My flight from Chicago to Las Vegas, although non-stop, clocked in at a few minutes over four hours in length. I don’t mind flying, but I hate being on planes. I can get bored in a room of TVs, so being 6′2″ in a middle seat designed for a 5′8″ average for hours on end with nothing to do and no place to go can make me a little batty. I don’t sleep well on planes and usually just end up listening to music while staring at the back of the seat in front of me. When that gets boring I read.

Sadly for me, I finished my book before even getting to the airport and it wasn’t until I took out my iPod at the gate that I noticed that the battery was almost dead. It was a late flight but I was wide awake (further decreasing my already slim chance of sleeping) and so the prospect of doing absolutely nothing for four hours was simply too terrifying to accept. With some time to spare before takeoff I made my way to a surprisingly decent bookstore in the terminal. I casually grazed over the front display stand’s usual suspects: Clancy, Grisham, Romance-Novelist-Of-The-Week. After skipping over these literary happy meals I made my way into the stacks and eventually found the fiction section. As a general bookstore rule I judge my books by their covers; the key to discovery being either a clever title (The Curious Incident of the Dog in the Night-Time) or a noticeable lack of cover art*.

My first criteria was met when my eyes happened to land upon a book titled No Country For Old Men, but sadly it failed my cover art criteria. When I went to put it back on the shelf I noticed a much more aesthetically pleasing novel written by the same author. The title to the second book was The Road: an acceptably clever title given the allure of its simplicity. The back cover synopsis was moderately provocative, but the back-breaking straw of hay for me was the golden circle upon the front cover that claimed this book to be the winner of the Pulitzer Prize. I have been fairly busy lately and somehow forgot to watch the Pulitzer Prize awards show this year so I couldn’t say for sure if it was true, but I am pretty sure that you can’t just say that your book won the Pulitzer Prize if it didn’t. I mean, I could make up a nice graphic declaring LittleWyvern.com to be the winner of the Greatest Website on the Web Award, but I doubt you are allowed to pull that sort of thing off in the real world. I temporarily took the circle’s word for it, though later I found confirmation; The Road did indeed win the Pulitzer Prize for Fiction this year.

I bought the book.

The plane ride was expectedly tedious but between long stretches of staring at the back of the seat (in silence once my iPod went dry) I managed to read a little over half of The Road. The book is strange but good, confusing in its ability to be both boring and amazing at the same time. Before going to bed Tuesday night I jumped onto Amazon real quick to get a taste of the world’s general opinion of the book I bought. What I discovered was devastating.

Search Term: The Road
Top Result: The Road (Oprah’s Book Club) by Cormac McCarthy

God. Just kill me now.

How could I have known?!! Oprah’s friggin Book Club.
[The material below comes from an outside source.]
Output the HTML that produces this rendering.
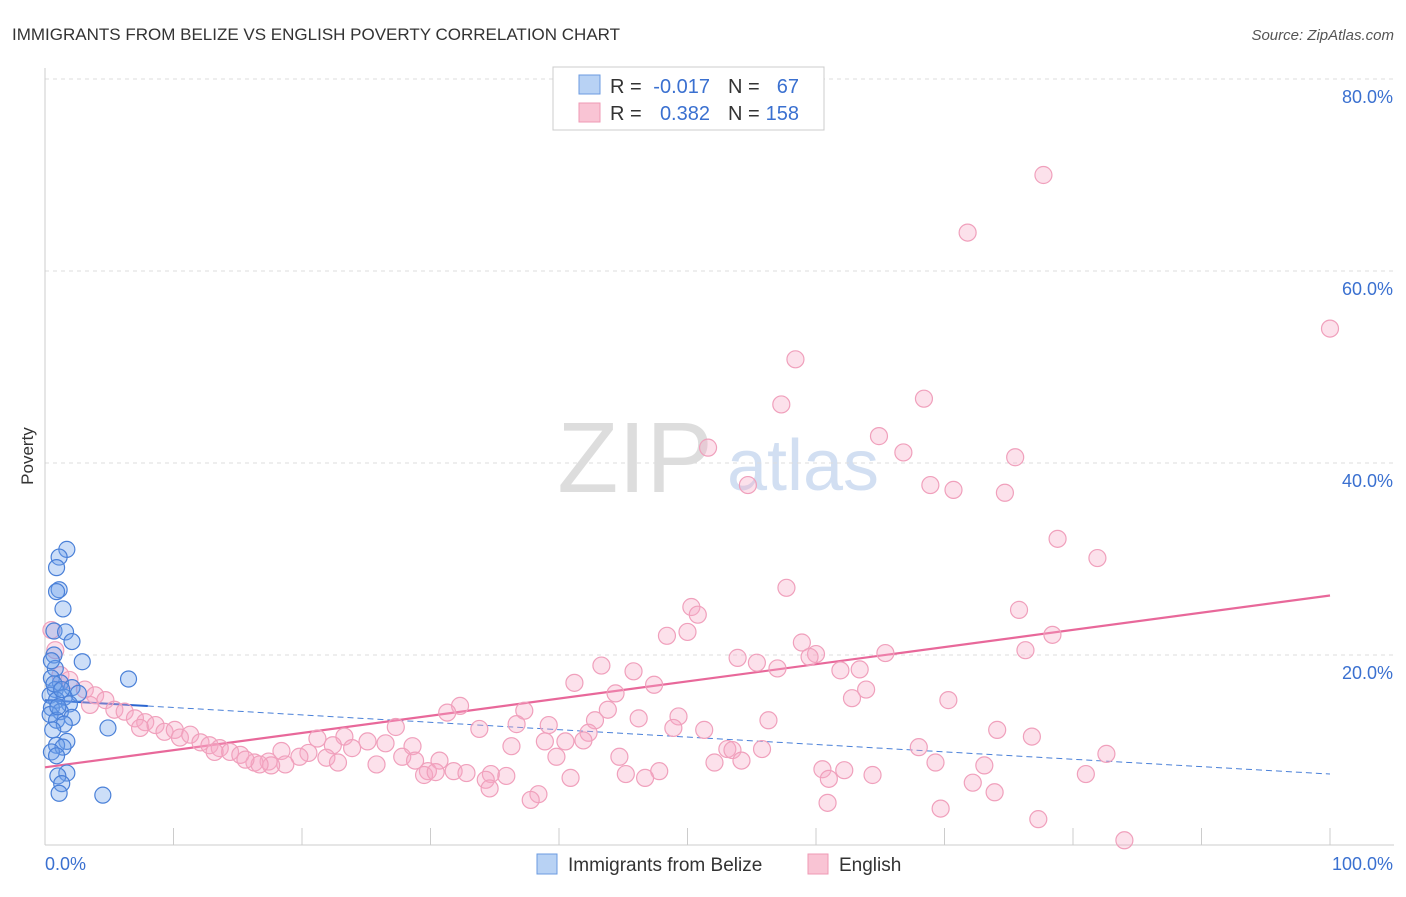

I bought it because it won the Pulitzer!!

I SWEAR!!!!!!!!!

Oh, in case you didn’t know, I absolutely despise Oprah’s Book Club. It started with good intentions I’m sure, but at this point her “Book Club” is little more than a satanic cocktail of capitalism and brainwashing. It’s unadulterated evil packaged with a cute sticker. Seriously though, how many completely awful books in a row would Oprah have to recommend before her next recommendation didn’t instantly hit #1 on the Amazon Bestseller list***? I am all for reading, but it kills me to know that the perceived success of any book can be instantly changed by one person’s opinion.

“But I have my own opinion!!” shouts the collective mass of middle-aged women who Tivo Oprah every single day.

No.

No you don’t.

You think you do… but you really don’t. And that’s what makes Oprah so goddamn evil****.

So while I bought a book because of it’s title, cover, and Pulitzer success, I have inadvertently become what I hate. I go to sleep tonight with the heavy burden of knowing that I accidentally helped make the world of tomorrow just a little bit worse.

* This is a primary reason why I do my best to avoid buying books tied to movies. I really don’t need Matt Damon on the cover of The Bourne Identity or Orlando Bloom on my copy of Lord of the Rings. It is a statistical fact that 90% of all cover art is bad and 97% of it is unnecessary**.

** Lesser known statistical fact: The remaining 10 and 3 percents all involve cartoon characters and/or pictures of swords.

*** Well, number TWO for the eighteen months leading up to The Deathly Hallows.

**** For further evidence see: My Favorite Things… soon to be Your Favorite Things.